Saturday, March 08, 2008

How Obama Can Win and Win Strong

I am aware of the delegate math.

I know that, unless the Clinton team runs roughshod with regard to superdelegates, the numbers are unassailable.

However, for Obama to not only win, but to win strong, and thus to be in the best position for the general,
he must step outside of the box created when Clinton tactics were applied to his own admirable stance.

By declaring himself the candidate of the new politics, putting the politics of Rove et al. aside for a politics of honesty, straight-forward decency, and strength, he has putatively left the field open for Clinton et al. to lob innuendo after innuendo. If he responds, he is in violation of his commitment to the new; if he continues with his current path of non-response, he will be taken down by a series of attacks, that however false or fantastic, will eventually raises doubts in the mind of the electorate as to the validity of his new politics, and will, in the great viscera of the electorate, so responsive and so easily changed, appear "weak."
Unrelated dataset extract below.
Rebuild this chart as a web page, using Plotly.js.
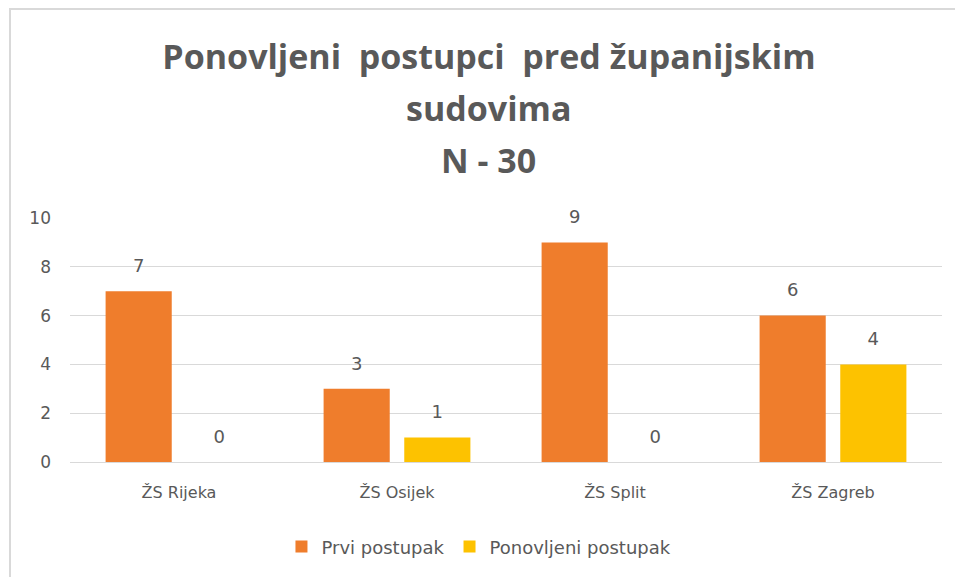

If he attacks, it is said, he betrays himself; if he continues on the same path, he is whittled down by rumor and insinuation.

Clinton's current strength is her ability to attack, however true the nature and content of the attacks. Obama must turn this very behavior into its own negative. To do so, Obama must relentlessly name what she is doing and anchor it--calling for an "end to the era of 'kitchen sink' politics, i.e.:

"It's about time that we left the era of "kitchen sink" politics, of distortion and insinuation, behind us. We have all seen it before this--a period where it was often difficult to tell falsehood, rumor, and misinformation from truth. It was this type of politics that contributed to a war in which we have lost the best of our national treasure, our nation's men and women. It is this type of politics that our opponents not so long ago decried. And it is this type of politics that, more than anything else, signals weakness--the inability to base one's statements and actions on the firm ground of truth, on our collective and honest dedication to the construction of a new and positive future--and instead, on a retreat into the politics of personal destruction.

It's time to take out the dirty dishes; It's time to empty the kitchen sink. After an era where it was often difficult to distinguish fantasy from truth, it's time to put that era behind us, to base our future efforts on a strong and honest desire to build a new and better future."

What Obama can create is his own "There you go again" moment--one that will both define Clinton (after all, someone has to do it), and at the same time place the Clinton camp in their very own box, of their own making: A box where any attack will be immediately associated in the voter's mind, and will be accompanied by a roll of the voter's eyes, as another example of Clinton's "kitchen sink" politics; of the chaotic, inconsistent, contradictory and frantic willingness to say or do anything to be elected, be it the changing of one's personality, tone, degree of honesty--or one's degree of tolerance or gusto for the politics of personal destruction.

Without a single attack, this demonstrates the nature of the Clinton camp: in a moment of crisis, and in danger of loss, rather than respond with strength, principle and authority, they throw the "kitchen sink" at the issue, abandoning principles and frantically strewing innuendo as they do so.

With powerful moral force, it names exactly what the Clinton camp is doing, and anchors it both to the politics of the past Administration, and to the very political tactics that Clinton herself has denounced and disavowed. In addition, it provides direct evidence--thus far, the only direct evidence--of how a Clinton Administration would likely govern in times of chaos, crisis, and other "3 a.m. moments" (thus disempowering her already shaky claims to superior foreign policy judgment): With a "kitchen sink" approach of tumultuous, changing, disorganized and contradictory attack, rather than with consistent purpose and moral authority.

Obama must persistently name what the Clinton camp is doing rather than complain--and he must then link it to the very essence of an old politics that has been lived through by all of us, and denigrated by most over the past 8 years.

Thus named, and thus defined, Obama can then invite Clinton up to the higher ground--to a debate based on policy and principle--or she can choose to stay in the box that she and her camp have created.